* start Material provided *
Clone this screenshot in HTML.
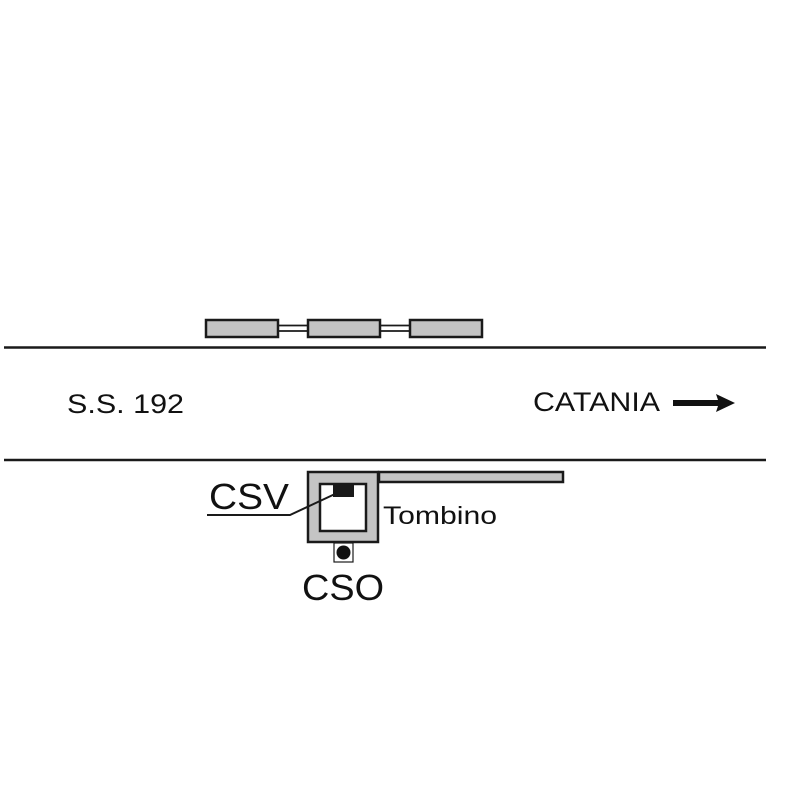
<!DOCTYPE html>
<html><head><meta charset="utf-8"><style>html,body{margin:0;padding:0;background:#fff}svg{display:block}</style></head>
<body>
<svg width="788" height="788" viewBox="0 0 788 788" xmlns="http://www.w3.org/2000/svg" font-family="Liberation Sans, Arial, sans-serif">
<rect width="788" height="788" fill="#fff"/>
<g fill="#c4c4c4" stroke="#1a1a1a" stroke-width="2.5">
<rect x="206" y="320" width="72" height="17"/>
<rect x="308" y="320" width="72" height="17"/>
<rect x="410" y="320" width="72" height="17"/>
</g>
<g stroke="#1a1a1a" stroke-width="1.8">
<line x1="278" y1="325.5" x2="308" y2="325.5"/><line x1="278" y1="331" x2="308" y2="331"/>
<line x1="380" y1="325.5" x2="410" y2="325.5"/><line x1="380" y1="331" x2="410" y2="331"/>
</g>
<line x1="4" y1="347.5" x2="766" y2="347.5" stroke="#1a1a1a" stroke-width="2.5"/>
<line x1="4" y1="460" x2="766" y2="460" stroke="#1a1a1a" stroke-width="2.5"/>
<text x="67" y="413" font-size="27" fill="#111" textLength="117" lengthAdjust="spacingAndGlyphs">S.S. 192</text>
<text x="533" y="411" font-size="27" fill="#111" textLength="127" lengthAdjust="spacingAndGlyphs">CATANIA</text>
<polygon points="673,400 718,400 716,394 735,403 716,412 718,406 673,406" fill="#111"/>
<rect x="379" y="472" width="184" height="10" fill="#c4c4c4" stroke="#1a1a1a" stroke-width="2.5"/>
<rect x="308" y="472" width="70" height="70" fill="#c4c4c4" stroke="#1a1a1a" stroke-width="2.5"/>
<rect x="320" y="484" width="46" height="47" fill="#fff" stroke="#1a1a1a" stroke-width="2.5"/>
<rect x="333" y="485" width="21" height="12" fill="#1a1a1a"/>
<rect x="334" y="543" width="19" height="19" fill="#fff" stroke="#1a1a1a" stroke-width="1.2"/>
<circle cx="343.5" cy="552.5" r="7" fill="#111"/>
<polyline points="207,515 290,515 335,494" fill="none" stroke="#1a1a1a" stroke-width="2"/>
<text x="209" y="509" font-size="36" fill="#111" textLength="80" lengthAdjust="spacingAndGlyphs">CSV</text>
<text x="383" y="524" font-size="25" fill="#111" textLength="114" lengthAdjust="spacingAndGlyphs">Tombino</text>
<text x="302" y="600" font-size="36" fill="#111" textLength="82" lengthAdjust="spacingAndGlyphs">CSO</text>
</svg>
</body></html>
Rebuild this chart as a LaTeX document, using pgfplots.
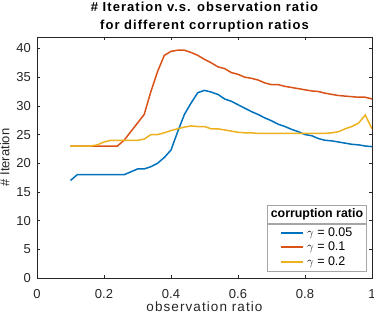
* end Material provided *
### Aim
Return the listing above in full and without alteration, excluding its pictures.

### Task solution
Clone this screenshot in HTML.
<!DOCTYPE html>
<html><head><meta charset="utf-8"><style>html,body{margin:0;padding:0;background:#fff}svg{display:block}</style></head>
<body>
<svg width="788" height="788" viewBox="0 0 788 788" xmlns="http://www.w3.org/2000/svg" font-family="Liberation Sans, Arial, sans-serif">
<rect width="788" height="788" fill="#fff"/>
<g fill="#c4c4c4" stroke="#1a1a1a" stroke-width="2.5">
<rect x="206" y="320" width="72" height="17"/>
<rect x="308" y="320" width="72" height="17"/>
<rect x="410" y="320" width="72" height="17"/>
</g>
<g stroke="#1a1a1a" stroke-width="1.8">
<line x1="278" y1="325.5" x2="308" y2="325.5"/><line x1="278" y1="331" x2="308" y2="331"/>
<line x1="380" y1="325.5" x2="410" y2="325.5"/><line x1="380" y1="331" x2="410" y2="331"/>
</g>
<line x1="4" y1="347.5" x2="766" y2="347.5" stroke="#1a1a1a" stroke-width="2.5"/>
<line x1="4" y1="460" x2="766" y2="460" stroke="#1a1a1a" stroke-width="2.5"/>
<text x="67" y="413" font-size="27" fill="#111" textLength="117" lengthAdjust="spacingAndGlyphs">S.S. 192</text>
<text x="533" y="411" font-size="27" fill="#111" textLength="127" lengthAdjust="spacingAndGlyphs">CATANIA</text>
<polygon points="673,400 718,400 716,394 735,403 716,412 718,406 673,406" fill="#111"/>
<rect x="379" y="472" width="184" height="10" fill="#c4c4c4" stroke="#1a1a1a" stroke-width="2.5"/>
<rect x="308" y="472" width="70" height="70" fill="#c4c4c4" stroke="#1a1a1a" stroke-width="2.5"/>
<rect x="320" y="484" width="46" height="47" fill="#fff" stroke="#1a1a1a" stroke-width="2.5"/>
<rect x="333" y="485" width="21" height="12" fill="#1a1a1a"/>
<rect x="334" y="543" width="19" height="19" fill="#fff" stroke="#1a1a1a" stroke-width="1.2"/>
<circle cx="343.5" cy="552.5" r="7" fill="#111"/>
<polyline points="207,515 290,515 335,494" fill="none" stroke="#1a1a1a" stroke-width="2"/>
<text x="209" y="509" font-size="36" fill="#111" textLength="80" lengthAdjust="spacingAndGlyphs">CSV</text>
<text x="383" y="524" font-size="25" fill="#111" textLength="114" lengthAdjust="spacingAndGlyphs">Tombino</text>
<text x="302" y="600" font-size="36" fill="#111" textLength="82" lengthAdjust="spacingAndGlyphs">CSO</text>
</svg>
</body></html>
Rebuild this chart as a LaTeX document, using pgfplots.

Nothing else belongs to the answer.